Toma Ion and Marita Toma Radulescu were nomadic Kalderash Rom living in a region between the Danube River and the Carpathian Mountains in Romania. Toma worked as a coppersmith, and Marita as a fortune-teller. Their grandson, Iulian, wrote in 1999 that, “my grandmother, like all the women, was taking care of the tent and children but also she was a fortune teller… No fortune teller could ever predict what was going to happen to them. It was the summer of 1942 when the authorities of Romania, under the Hitlerist regime, decided that Roma people are not useful and had to be terminated.”
Between June 1 and August 9, 1942, Romanian police told the Radulescus and other nomadic Rom that they were to be resettled on short notice to an unspecified location. Toma and Marita had to quickly decide which items to bring with them. Both of the Radulescus brought hand-made clothing, such as Marita’s floral, red blouse and floral head scarf pictured below.
Toma and Marita were able to bring pieces of their prewar life with them to the camp they were sent to in Transnistria. Besides their clothing, they both chose belongings related to their respective professions. Toma, a coppersmith, brought a number of tools with him, including tongs (the Romani term is clestiuri) for holding copper in the fire while hammering, a metal hammer (ciocan), a soldering iron (lectomo), wood mallet (copal), and more. Marita selected a wool pocketbook (tisa) which tied at the waist and primarily stored sea-shells used for fortune-telling.

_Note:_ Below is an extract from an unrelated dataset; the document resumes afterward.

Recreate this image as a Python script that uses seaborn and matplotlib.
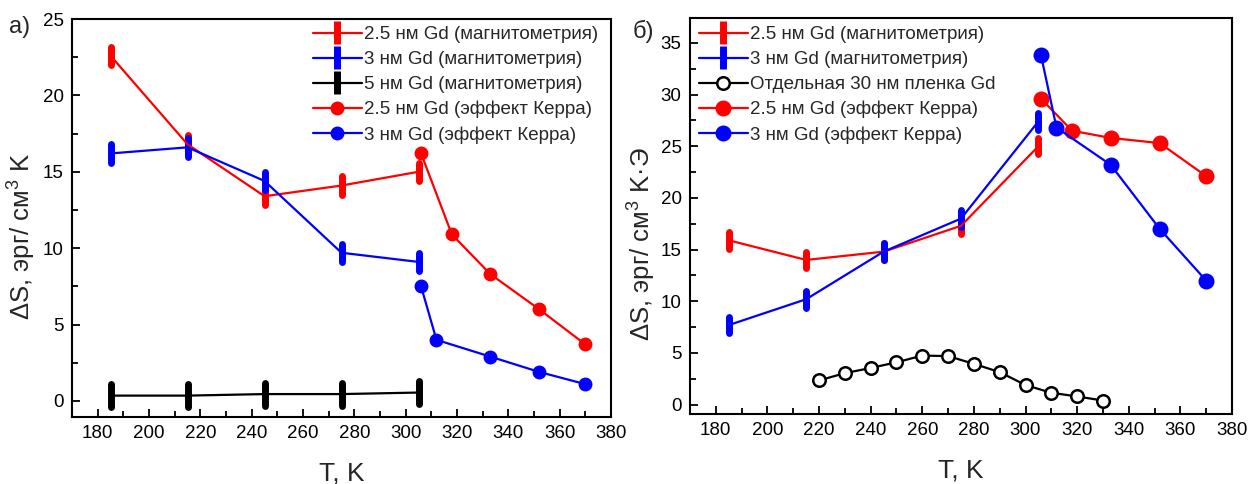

Among the other possessions the couple travelled with were a copper tea-kettle (samovari), sieve (sita), and kerosene or oil lamp (festila). Perhaps most important, however, were the gold coins Toma successfully smuggled. Before the Romanian police searched the Roma for gold, Toma swallowed as many gold coins as he could. The Radulescu’s retention of gold coins contributed tremendously to their survival. At the Crivoi camp in the Golta region, Toma used the gold coins to bribe Romanian guards to procure food and various necessities.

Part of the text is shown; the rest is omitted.